Take the lines beginning with the one that contains "Emit a component" and ending with the one that contains "YAxis, CartesianGrid, LabelList", and set them down exactly. Omit all pictures.

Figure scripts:
— start —

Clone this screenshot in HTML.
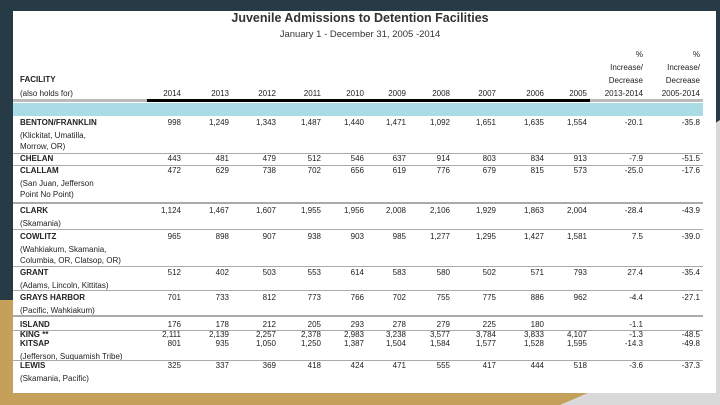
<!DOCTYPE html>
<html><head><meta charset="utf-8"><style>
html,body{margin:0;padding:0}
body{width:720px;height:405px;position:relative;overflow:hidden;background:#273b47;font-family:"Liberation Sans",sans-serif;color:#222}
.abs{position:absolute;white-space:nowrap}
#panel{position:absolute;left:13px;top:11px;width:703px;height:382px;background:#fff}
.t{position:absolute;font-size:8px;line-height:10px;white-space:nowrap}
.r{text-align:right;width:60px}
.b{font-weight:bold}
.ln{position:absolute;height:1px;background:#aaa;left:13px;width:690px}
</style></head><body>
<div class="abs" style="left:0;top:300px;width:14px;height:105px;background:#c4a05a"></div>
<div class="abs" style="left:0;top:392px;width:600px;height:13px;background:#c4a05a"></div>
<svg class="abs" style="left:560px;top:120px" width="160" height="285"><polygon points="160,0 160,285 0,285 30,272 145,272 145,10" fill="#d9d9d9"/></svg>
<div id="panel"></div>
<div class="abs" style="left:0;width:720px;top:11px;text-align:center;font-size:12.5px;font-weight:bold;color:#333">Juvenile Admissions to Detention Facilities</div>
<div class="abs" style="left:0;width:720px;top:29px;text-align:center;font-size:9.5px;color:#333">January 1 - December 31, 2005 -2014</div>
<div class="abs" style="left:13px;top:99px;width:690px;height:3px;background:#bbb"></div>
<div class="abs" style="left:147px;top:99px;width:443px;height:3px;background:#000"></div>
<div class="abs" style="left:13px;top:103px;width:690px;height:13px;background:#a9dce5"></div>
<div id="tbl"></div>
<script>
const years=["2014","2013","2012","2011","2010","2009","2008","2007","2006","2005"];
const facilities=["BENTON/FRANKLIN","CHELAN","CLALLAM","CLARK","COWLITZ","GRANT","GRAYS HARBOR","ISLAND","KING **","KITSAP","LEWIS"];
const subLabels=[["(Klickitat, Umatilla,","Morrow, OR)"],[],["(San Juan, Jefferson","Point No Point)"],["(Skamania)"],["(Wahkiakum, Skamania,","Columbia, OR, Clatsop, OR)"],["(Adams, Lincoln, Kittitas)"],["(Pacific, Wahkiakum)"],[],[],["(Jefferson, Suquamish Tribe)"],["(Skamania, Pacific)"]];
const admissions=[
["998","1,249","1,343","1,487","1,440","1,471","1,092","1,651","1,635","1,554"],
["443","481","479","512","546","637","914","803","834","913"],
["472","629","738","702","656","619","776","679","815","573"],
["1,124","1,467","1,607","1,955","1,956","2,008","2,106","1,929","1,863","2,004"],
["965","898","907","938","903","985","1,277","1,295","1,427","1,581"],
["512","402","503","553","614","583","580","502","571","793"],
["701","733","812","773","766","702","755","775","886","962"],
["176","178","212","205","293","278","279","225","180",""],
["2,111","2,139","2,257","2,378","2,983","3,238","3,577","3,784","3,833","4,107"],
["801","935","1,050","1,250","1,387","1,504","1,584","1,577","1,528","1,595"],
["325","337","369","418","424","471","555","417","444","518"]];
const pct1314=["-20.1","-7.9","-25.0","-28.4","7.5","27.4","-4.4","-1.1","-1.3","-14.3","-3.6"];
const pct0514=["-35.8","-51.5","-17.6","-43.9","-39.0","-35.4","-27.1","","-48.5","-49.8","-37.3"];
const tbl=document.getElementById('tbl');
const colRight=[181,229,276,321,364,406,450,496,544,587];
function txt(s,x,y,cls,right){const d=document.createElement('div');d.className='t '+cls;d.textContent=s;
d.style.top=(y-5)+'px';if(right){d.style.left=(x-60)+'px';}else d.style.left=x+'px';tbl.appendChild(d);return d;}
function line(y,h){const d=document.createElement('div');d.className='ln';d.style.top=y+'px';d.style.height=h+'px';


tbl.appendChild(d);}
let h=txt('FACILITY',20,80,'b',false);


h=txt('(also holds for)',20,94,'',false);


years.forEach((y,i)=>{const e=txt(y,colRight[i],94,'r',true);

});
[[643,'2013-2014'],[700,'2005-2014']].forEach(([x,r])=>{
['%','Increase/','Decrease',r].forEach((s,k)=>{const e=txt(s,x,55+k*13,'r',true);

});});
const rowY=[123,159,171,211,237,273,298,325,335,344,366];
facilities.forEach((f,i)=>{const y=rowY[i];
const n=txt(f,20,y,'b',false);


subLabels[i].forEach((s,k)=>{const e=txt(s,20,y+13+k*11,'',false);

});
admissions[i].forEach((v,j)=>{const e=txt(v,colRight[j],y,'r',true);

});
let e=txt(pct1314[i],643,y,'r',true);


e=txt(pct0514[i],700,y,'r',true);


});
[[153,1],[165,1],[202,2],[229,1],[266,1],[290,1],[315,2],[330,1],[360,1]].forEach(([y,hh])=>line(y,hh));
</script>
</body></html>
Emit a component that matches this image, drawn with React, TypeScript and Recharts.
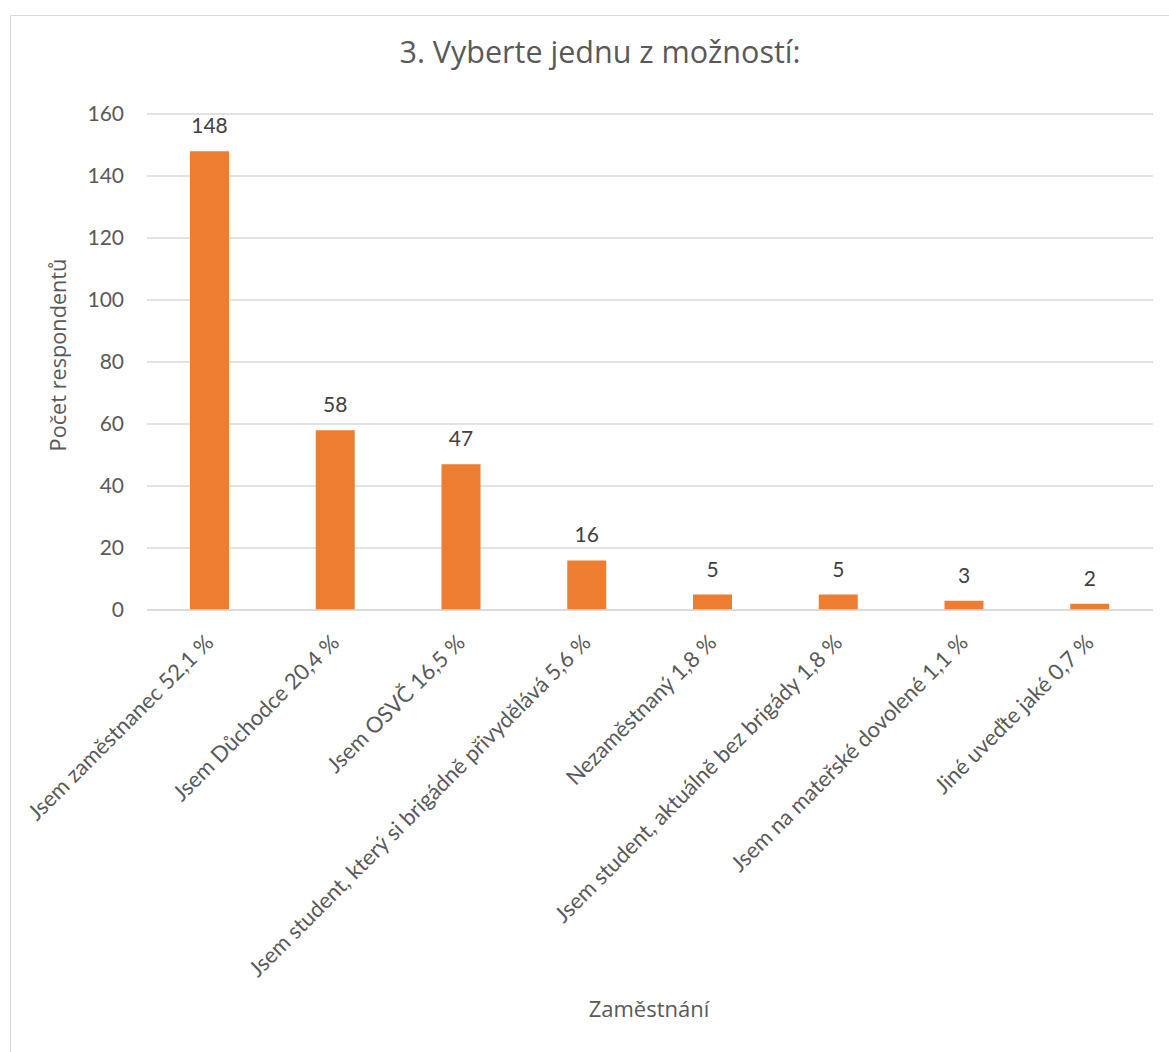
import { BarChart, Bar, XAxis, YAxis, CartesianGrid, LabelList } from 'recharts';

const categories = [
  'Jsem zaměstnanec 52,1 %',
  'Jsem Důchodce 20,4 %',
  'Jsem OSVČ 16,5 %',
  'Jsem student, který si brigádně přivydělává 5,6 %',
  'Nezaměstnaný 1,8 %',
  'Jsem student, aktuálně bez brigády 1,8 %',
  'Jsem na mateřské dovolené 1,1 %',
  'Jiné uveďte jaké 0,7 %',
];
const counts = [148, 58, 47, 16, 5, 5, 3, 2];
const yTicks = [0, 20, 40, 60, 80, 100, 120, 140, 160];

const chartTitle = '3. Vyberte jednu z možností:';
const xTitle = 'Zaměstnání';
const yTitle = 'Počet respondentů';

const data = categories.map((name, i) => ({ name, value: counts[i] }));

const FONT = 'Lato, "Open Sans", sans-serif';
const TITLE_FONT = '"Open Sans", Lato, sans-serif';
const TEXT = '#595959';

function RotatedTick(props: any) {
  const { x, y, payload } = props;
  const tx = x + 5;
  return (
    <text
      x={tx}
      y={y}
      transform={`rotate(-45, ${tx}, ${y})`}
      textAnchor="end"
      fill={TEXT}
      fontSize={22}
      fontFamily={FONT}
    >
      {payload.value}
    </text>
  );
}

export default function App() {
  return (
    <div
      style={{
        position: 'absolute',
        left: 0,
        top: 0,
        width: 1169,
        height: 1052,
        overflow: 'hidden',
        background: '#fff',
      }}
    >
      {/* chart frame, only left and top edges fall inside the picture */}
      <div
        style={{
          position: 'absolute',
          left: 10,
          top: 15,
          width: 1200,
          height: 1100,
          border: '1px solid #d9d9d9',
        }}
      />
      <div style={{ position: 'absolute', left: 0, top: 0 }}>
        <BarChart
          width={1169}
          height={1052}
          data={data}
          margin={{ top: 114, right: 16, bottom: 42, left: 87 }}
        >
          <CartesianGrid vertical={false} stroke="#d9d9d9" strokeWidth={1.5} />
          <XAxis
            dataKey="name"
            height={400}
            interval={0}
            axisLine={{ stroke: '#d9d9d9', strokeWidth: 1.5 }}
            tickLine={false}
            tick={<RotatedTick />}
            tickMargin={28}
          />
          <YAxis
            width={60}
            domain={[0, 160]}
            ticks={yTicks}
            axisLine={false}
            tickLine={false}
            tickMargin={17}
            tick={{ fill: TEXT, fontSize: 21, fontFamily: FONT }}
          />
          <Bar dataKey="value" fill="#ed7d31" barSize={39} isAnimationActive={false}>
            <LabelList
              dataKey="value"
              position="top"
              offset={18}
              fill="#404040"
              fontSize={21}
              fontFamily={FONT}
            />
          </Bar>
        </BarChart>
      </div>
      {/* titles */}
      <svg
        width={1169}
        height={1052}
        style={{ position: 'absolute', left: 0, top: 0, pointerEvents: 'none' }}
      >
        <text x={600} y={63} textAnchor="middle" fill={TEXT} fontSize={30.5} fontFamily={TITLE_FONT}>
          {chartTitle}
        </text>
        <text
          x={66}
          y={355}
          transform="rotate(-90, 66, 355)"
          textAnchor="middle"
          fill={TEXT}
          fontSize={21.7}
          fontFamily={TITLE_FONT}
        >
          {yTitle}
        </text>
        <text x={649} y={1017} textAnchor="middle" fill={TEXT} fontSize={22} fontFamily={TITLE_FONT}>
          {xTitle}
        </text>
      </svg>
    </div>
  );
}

— end —

**The result**:
Emit a component that matches this image, drawn with React, TypeScript and Recharts.
import { BarChart, Bar, XAxis, YAxis, CartesianGrid, LabelList } from 'recharts';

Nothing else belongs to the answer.